The platform centers on the MT2824 baseband SoC and aligns with O-RAN WG7 “white box” architecture. Metanoia supplies Hardware Design Kits (HDKs) and Software Development Kits (SDKs) to enable ODMs to move from reference design to commercial deployment. The portfolio includes 4T4R 24 dBm indoor ORUs, 4T4R 5W and 15W FR1 outdoor ORUs, an MSO-optimized strand-mount ORU, and a 50 dBm FR2 outdoor radio designed for fixed wireless access (FWA) and private network applications. The company reported multiple design wins across public, private, and MSO network segments.
At the software layer, Metanoia’s MOSART (Metanoia Open Source Advanced Radio Technology) provides a managed, Linux-based SDR stack that runs on the MT2824 and other Linux-capable platforms. Combined with MRAS DSP acceleration, the architecture allows ODMs to control feature development, lifecycle management, and security policies without reliance on proprietary software stacks. Stewart Wu, CEO of Metanoia, said: “We believe Software Defined Radio is the key to unlocking affordable, scalable wireless access. Our open MOSART model gives ODMs and operators control back — while enabling the AI-driven edge networks of tomorrow.”

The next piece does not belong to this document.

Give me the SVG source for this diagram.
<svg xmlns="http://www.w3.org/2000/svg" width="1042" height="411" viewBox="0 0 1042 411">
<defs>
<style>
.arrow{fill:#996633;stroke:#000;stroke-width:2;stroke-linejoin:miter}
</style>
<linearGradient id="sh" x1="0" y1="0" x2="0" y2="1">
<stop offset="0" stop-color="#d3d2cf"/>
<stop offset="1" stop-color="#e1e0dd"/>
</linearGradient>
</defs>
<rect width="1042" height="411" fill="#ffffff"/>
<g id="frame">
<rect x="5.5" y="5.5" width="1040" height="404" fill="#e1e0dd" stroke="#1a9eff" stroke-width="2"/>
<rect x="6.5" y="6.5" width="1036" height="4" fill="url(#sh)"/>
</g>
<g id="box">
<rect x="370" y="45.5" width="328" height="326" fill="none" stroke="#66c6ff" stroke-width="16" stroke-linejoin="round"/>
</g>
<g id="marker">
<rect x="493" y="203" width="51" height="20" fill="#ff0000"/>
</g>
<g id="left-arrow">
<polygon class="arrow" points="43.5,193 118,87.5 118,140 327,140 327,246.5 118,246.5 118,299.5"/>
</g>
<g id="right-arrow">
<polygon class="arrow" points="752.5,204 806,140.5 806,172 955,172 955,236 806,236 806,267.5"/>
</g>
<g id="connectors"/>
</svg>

• MT2824 “Cobra” 5G SoC targets FR1 and FR2 Open RAN radio units
• MOSART Linux-based SDR stack supports open, managed software architecture
• Portfolio spans 24 dBm indoor to 50 dBm outdoor radios for FWA and private networks
• HDK and SDK packages designed to shorten ODM development cycles
• Design wins reported across public, private, and MSO deployments
🌐 Analysis: Open RAN vendors continue to push disaggregated hardware and software models as operators seek to diversify suppliers and reduce total cost of ownership. Metanoia’s approach combines a purpose-built baseband SoC with an open Linux SDR stack, positioning the company alongside other silicon and platform suppliers competing to support AI-driven edge workloads and private 5G deployments. As FR2 and FWA use cases expand, integration between DSP acceleration, software flexibility, and O-RAN compliance will shape adoption across both greenfield and brownfield networks.